I didn’t get back into it until I got an electric guitar at 15. Just after that, Ian, who was always very classically-orientated, took the leap and bought an Atari ST with Notator for the music department, pretty advanced music software for the time. He was very receptive to my enthusiasm, and let me take it home during school holidays, where I would stay up for days and nights on end writing stuff. I told him that computers were the way to schoolboys hearts, and that he could do something really good if he bought a few more with the budget, but again, the answer clearly etched in my mind, was ‘But Stephen, we need to buy a tuba’.
In ’91 it was the Year Of The Dog – not in Chinese calendar terms but myself and a few other guys formed a band, Spontaneous Dog. No kidding. To cut a long story short we entered the Panasonic Audio Rockschool Competition, after persuasion from Mr. H. After winning the regional final (outrageous celebrations) we travelled over to Bradford for the Nationals, accompanied by the cool and quietly supportive head of Mr. Hunter. He was brilliant at the time, very genuine and I saw something in him that changed my opinion from one of manipulative tolerance to real admiration. So I joined his choir, the Gryphon Consort.

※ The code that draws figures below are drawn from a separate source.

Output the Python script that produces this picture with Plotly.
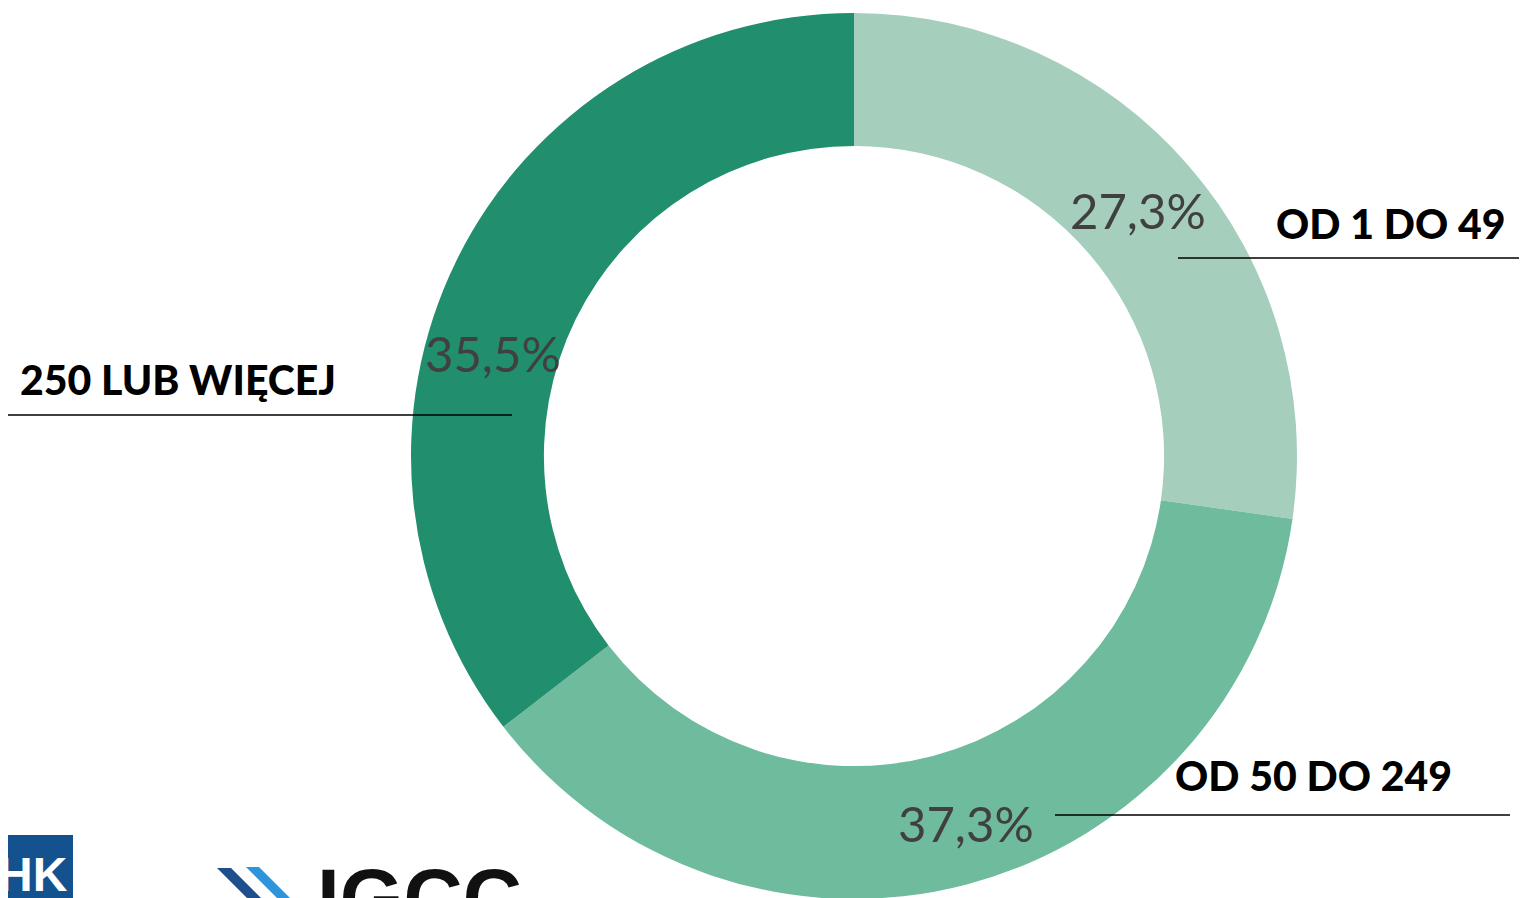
import plotly.graph_objects as go

categories = ["OD 1 DO 49", "OD 50 DO 249", "250 LUB WIĘCEJ"]
values = [27.3, 37.3, 35.5]
colors = ["#A5CFBC", "#6FBB9D", "#218E6D"]

W, H = 1527, 898
OFF = 8  # default page body margin


def px(x):
    return (x - OFF) / W


def py(y):
    return 1 - (y - OFF) / H


fig = go.Figure()
fig.add_trace(go.Pie(
    labels=categories,
    values=values,
    marker=dict(colors=colors, line=dict(width=0)),
    hole=0.70,
    sort=False,
    direction="clockwise",
    rotation=0,
    textinfo="none",
    hoverinfo="label+percent",
    showlegend=False,
    domain=dict(x=[px(411), px(1297)], y=[py(900), py(12)]),
))

pct_font = dict(family="Lato, Source Sans Pro, sans-serif", size=49, color="#404040")
lab_font = dict(family="Lato, Source Sans Pro, sans-serif", size=41, color="#000000", weight=900)

pct_pos = [(1138, 210), (966, 823), (493, 353)]
lab_pos = [(1274, 224, "left"), (1173, 775, "left"), (18, 379, "left")]
lines = [(1178, 1540, 258), (1055, 1510, 815), (2, 512, 415)]

annotations = []
shapes = []
for i, (cat, v) in enumerate(zip(categories, values)):
    txt = f"{v:.1f}".replace(".", ",") + "%"
    x, y = pct_pos[i]
    annotations.append(dict(text=txt, x=px(x), y=py(y), xref="paper", yref="paper",
                            xanchor="center", yanchor="middle", showarrow=False, font=pct_font))
    lx, ly, anc = lab_pos[i]
    annotations.append(dict(text=cat, x=px(lx), y=py(ly), xref="paper", yref="paper",
                            xanchor=anc, yanchor="middle", showarrow=False, font=lab_font))
    x0, x1, yl = lines[i]
    shapes.append(dict(type="line", xref="paper", yref="paper", x0=max(px(x0), 0), x1=min(px(x1), 1),
                       y0=py(yl), y1=py(yl), line=dict(color="#000000", width=1.5)))

# logos (decorative, partially cut at the bottom)
shapes.append(dict(type="rect", xref="paper", yref="paper", x0=0, x1=px(73),
                   y0=0, y1=py(835), fillcolor="#14528F", line=dict(width=0), layer="above"))
annotations.append(dict(text="<b>HK</b>", x=px(-4), y=py(846), xref="paper", yref="paper",
                        xanchor="left", yanchor="top", showarrow=False,
                        font=dict(family="Liberation Sans, Arial, sans-serif", size=48, color="white")))


def path(pts):
    return "M " + " L ".join(f"{px(a)},{py(b)}" for a, b in pts) + " Z"


shapes.append(dict(type="path", xref="paper", yref="paper",
                   path=path([(217, 868), (231, 868), (263, 900), (249, 900)]),
                   fillcolor="#1F4E8C", line=dict(width=0)))
shapes.append(dict(type="path", xref="paper", yref="paper",
                   path=path([(246, 867), (259, 867), (292, 900), (279, 900)]),
                   fillcolor="#2E95DC", line=dict(width=0)))
annotations.append(dict(text="<b>IGCC</b>", x=px(315), y=py(850), xref="paper", yref="paper",
                        xanchor="left", yanchor="top", showarrow=False,
                        font=dict(family="Liberation Sans, Arial, sans-serif", size=82, color="#111111")))

fig.update_layout(
    width=W, height=H,
    margin=dict(l=0, r=0, t=0, b=0),
    paper_bgcolor="white",
    plot_bgcolor="white",
    annotations=annotations,
    shapes=shapes,
)

fig.write_html("out.html")
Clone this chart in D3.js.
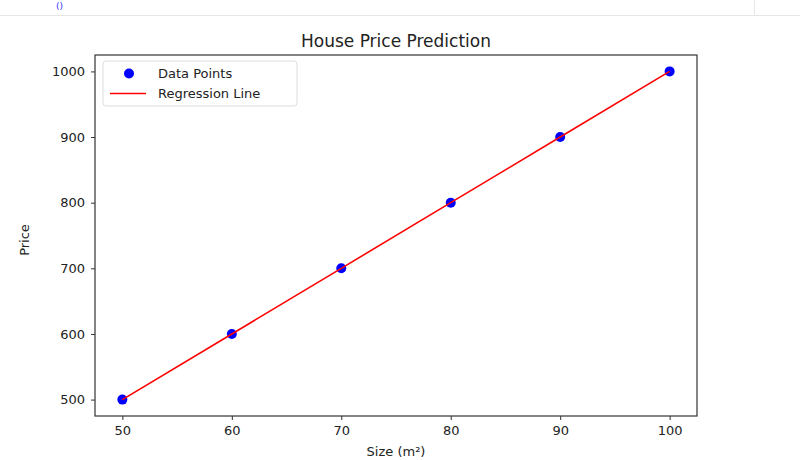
<!DOCTYPE html>
<html><head><meta charset="utf-8">
<script src="https://cdn.jsdelivr.net/npm/d3@7"></script>
<style>body{margin:0;background:#fff}svg{display:block}text{font-family:"DejaVu Sans",sans-serif}</style>
</head><body>
<svg id="c" width="800" height="460"></svg>
<script>
const sizes = [50, 60, 70, 80, 90, 100];
const prices = [500, 600, 700, 800, 900, 1000];
const predicted = [500, 600, 700, 800, 900, 1000];
const xTicks = [50, 60, 70, 80, 90, 100];
const yTicks = [500, 600, 700, 800, 900, 1000];

const svg = d3.select("#c");
const m = {l:95, r:697, t:55, b:416};
const x = d3.scaleLinear().domain([47.5, 102.5]).range([m.l, m.r]);
const y = d3.scaleLinear().domain([475, 1025]).range([m.b, m.t]);

// notebook fragment at top
svg.append("line").attr("x1",0).attr("x2",800).attr("y1",15.5).attr("y2",15.5).attr("stroke","#e6e6e6");
svg.append("line").attr("x1",754.5).attr("x2",754.5).attr("y1",0).attr("y2",15).attr("stroke","#e6e6e6");
svg.append("text").attr("x",56).attr("y",9).attr("font-size",9).attr("fill","#3030ff").text("()");

// axes
const xa = svg.append("g").attr("transform",`translate(0,${m.b})`)
  .call(d3.axisBottom(x).tickValues(xTicks).tickFormat(d3.format("d")).tickSize(4).tickPadding(6));
const ya = svg.append("g").attr("transform",`translate(${m.l},0)`)
  .call(d3.axisLeft(y).tickValues(yTicks).tickFormat(d3.format("d")).tickSize(4).tickPadding(6));
[xa, ya].forEach(a => {
  a.select(".domain").remove();
  a.selectAll("line").attr("stroke","#333");
  a.selectAll("text").attr("font-size",13).attr("fill","#222").style("font-family","DejaVu Sans");
});

svg.append("rect").attr("x",m.l).attr("y",m.t).attr("width",m.r-m.l).attr("height",m.b-m.t)
  .attr("fill","none").attr("stroke","#333").attr("stroke-width",1.2);

// points
svg.selectAll("circle.pt").data(sizes).join("circle").attr("class","pt")
  .attr("cx",(d)=>x(d)).attr("cy",(d,i)=>y(prices[i])).attr("r",5).attr("fill","#0000ff");
// regression line on top
svg.append("path").datum(sizes.map((s,i)=>[s,predicted[i]]))
  .attr("d", d3.line().x(d=>x(d[0])).y(d=>y(d[1])))
  .attr("fill","none").attr("stroke","#ff0000").attr("stroke-width",1.6);

// title and labels
svg.append("text").attr("x",396).attr("y",47).attr("text-anchor","middle").attr("font-size",17).attr("fill","#222").text("House Price Prediction");
svg.append("text").attr("x",396).attr("y",456).attr("text-anchor","middle").attr("font-size",13).attr("fill","#222").text("Size (m²)");
svg.append("text").attr("transform","translate(29,240) rotate(-90)").attr("text-anchor","middle").attr("font-size",13).attr("fill","#222").text("Price");

// legend
const lg = svg.append("g");
lg.append("rect").attr("x",103).attr("y",61).attr("width",194).attr("height",45).attr("rx",3)
  .attr("fill","#fff").attr("fill-opacity",0.8).attr("stroke","#ddd");
lg.append("circle").attr("cx",129).attr("cy",73.5).attr("r",5).attr("fill","#0000ff");
lg.append("line").attr("x1",110).attr("x2",146).attr("y1",93.5).attr("y2",93.5).attr("stroke","#ff0000").attr("stroke-width",1.6);
lg.append("text").attr("x",158).attr("y",78).attr("font-size",13).attr("fill","#222").text("Data Points");
lg.append("text").attr("x",158).attr("y",98).attr("font-size",13).attr("fill","#222").text("Regression Line");
</script>
</body></html>
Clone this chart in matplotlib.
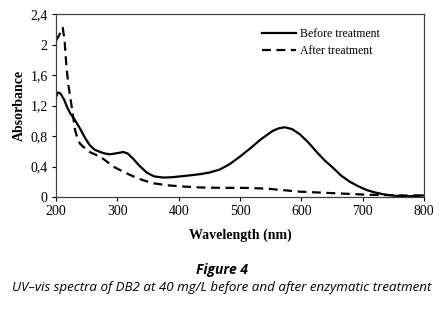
import numpy as np
import matplotlib.pyplot as plt

# values (wavelength nm, absorbance)
wl_before = [200, 203, 207, 213, 218, 223, 230, 239, 247, 255, 263, 272, 280, 288,
             296, 303, 310, 317, 326, 336, 348, 360, 375, 390, 402, 420, 435, 450,
             467, 483, 500, 517, 533, 545, 554, 563, 573, 585, 598, 612, 625, 638,
             652, 665, 679, 693, 707, 720, 734, 748, 761, 775, 790, 800]
abs_before = [1.31, 1.37, 1.36, 1.28, 1.18, 1.10, 1.02, 0.90, 0.78, 0.68, 0.62, 0.59, 0.57, 0.56,
              0.57, 0.58, 0.59, 0.57, 0.50, 0.41, 0.32, 0.27, 0.255, 0.26, 0.27, 0.285, 0.30, 0.32,
              0.36, 0.43, 0.53, 0.64, 0.75, 0.82, 0.87, 0.90, 0.915, 0.89, 0.82, 0.71, 0.59, 0.48,
              0.38, 0.28, 0.20, 0.14, 0.09, 0.06, 0.035, 0.02, 0.01, 0.01, 0.015, 0.02]

wl_after = [200, 205, 211, 214, 217, 220, 224, 228, 231, 235, 239, 247, 255, 263,
            272, 282, 293, 310, 326, 342, 359, 380, 402, 435, 470, 505, 543, 570,
            598, 625, 652, 680, 707, 740, 770, 800]
abs_after = [2.05, 2.12, 2.22, 2.05, 1.71, 1.48, 1.27, 1.05, 0.88, 0.77, 0.70, 0.64, 0.59, 0.56,
             0.53, 0.47, 0.40, 0.33, 0.27, 0.22, 0.18, 0.155, 0.14, 0.125, 0.12, 0.12, 0.11, 0.09,
             0.07, 0.06, 0.05, 0.04, 0.03, 0.025, 0.02, 0.02]

xticks = [200, 300, 400, 500, 600, 700, 800]
yticks = [0, 0.4, 0.8, 1.2, 1.6, 2.0, 2.4]
ylabels = ['0', '0,4', '0,8', '1,2', '1,6', '2', '2,4']

serif = 'Liberation Serif'

fig = plt.figure(figsize=(4.44, 3.13), dpi=100)
ax = fig.add_axes([56 / 444, 1 - 197 / 313, 368 / 444, 183 / 313])

ax.plot(wl_before, abs_before, color='black', lw=1.6, label='Before treatment')
ax.plot(wl_after, abs_after, color='black', lw=1.6, ls=(0, (4, 2.5)), label='After treatment')

ax.set_xlim(200, 800)
ax.set_ylim(0, 2.4)
ax.set_xticks(xticks)
ax.set_yticks(yticks)
ax.set_yticklabels(ylabels)
for lab in ax.get_xticklabels() + ax.get_yticklabels():
    lab.set_family(serif)
    lab.set_fontsize(10)
ax.tick_params(direction='out', length=3, width=0.8, colors='black', pad=3)
for s in ax.spines.values():
    s.set_color('#404040')
    s.set_linewidth(0.9)

ax.set_xlabel('Wavelength (nm)', family=serif, fontsize=10, fontweight='bold', labelpad=7)
ax.set_ylabel('Absorbance', family=serif, fontsize=10, fontweight='bold', labelpad=3)

leg = ax.legend(loc='upper right', bbox_to_anchor=(0.9, 0.963), frameon=False,
                prop={'family': serif, 'size': 8.5}, handlelength=2.8, handletextpad=0.4,
                labelspacing=0.45, borderaxespad=0.2)

fig.text(0.5, 1 - 270 / 313, 'Figure 4', ha='center', va='center',
         family='Open Sans', fontsize=10, fontweight='bold', style='italic')
fig.text(0.5, 1 - 287 / 313,
         'UV\u2013vis spectra of DB2 at 40 mg/L before and after enzymatic treatment',
         ha='center', va='center', family='Open Sans', fontsize=9.6, style='italic')

fig.savefig('out.png', dpi=100)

A ruthless taskmaster he was! But the music was stunning. What would life be like had I never heard ‘Faire is the Heaven’ by William Harris, or ‘Lo The Full Final Sacrifice’ by Gerald Finzi? I went to St. Pauls for a week of singing Evensong with Ian and the choir. I shall never forget being in there alone at night, music drifting around that glorious emptiness, a truly heavenly joy. After the week of singing we headed for Cambridge, to catch the final evensongs of the year at King’s and St. John’s college, the perfect encapsulation of the English summer evening, unchanging through centuries, time losing itself in the amber glow falling on cathedral doors, thrown open to the birdsong, the late light on the river…
On to 1996. Ian Hunter, still head of the music department, bought an Apple Mac and Logic 2.6 – again, great software for the time. He was beginning to get into computers himself by then, and I could see the floodgates open. By the time he retired from teaching, the school had a completely custom-fitted studio complete with 26 workstations… when I walked in and saw it I nearly cried – for one man to achieve all this was fantastic. The room with the computers is always completely packed… lots of music being made, and that’s Ian Hunter for you. He will leave music in his wake.
So, I asked him to play pipe organ on one of the tracks, Cheapskate Rainbow. His brother Peter had a lovely little pipe organ (very ‘Bagpuss’, I know) in his house in Holywood, County Down. A Wells-Kennedy, 1976. Beautiful sounding little instrument – I had originally thought we’d be recording it in a church, but the irony of the smallness of this organ was perfect for the album philosophy.
Ian doesn’t play by ear, so I had to score the piece out. We argued the toss over a proper cadence at the end. He won. He played exactly what I wanted – I was delighted, we all had a cup of tea, Ian drove home, and I drove back up to Homestead studio to give Mudd his mics back. The result will be online soon… God bless ya, Mr. Hunter – now drifting towards a life as an ex-pat on the sunshine coast of Spain.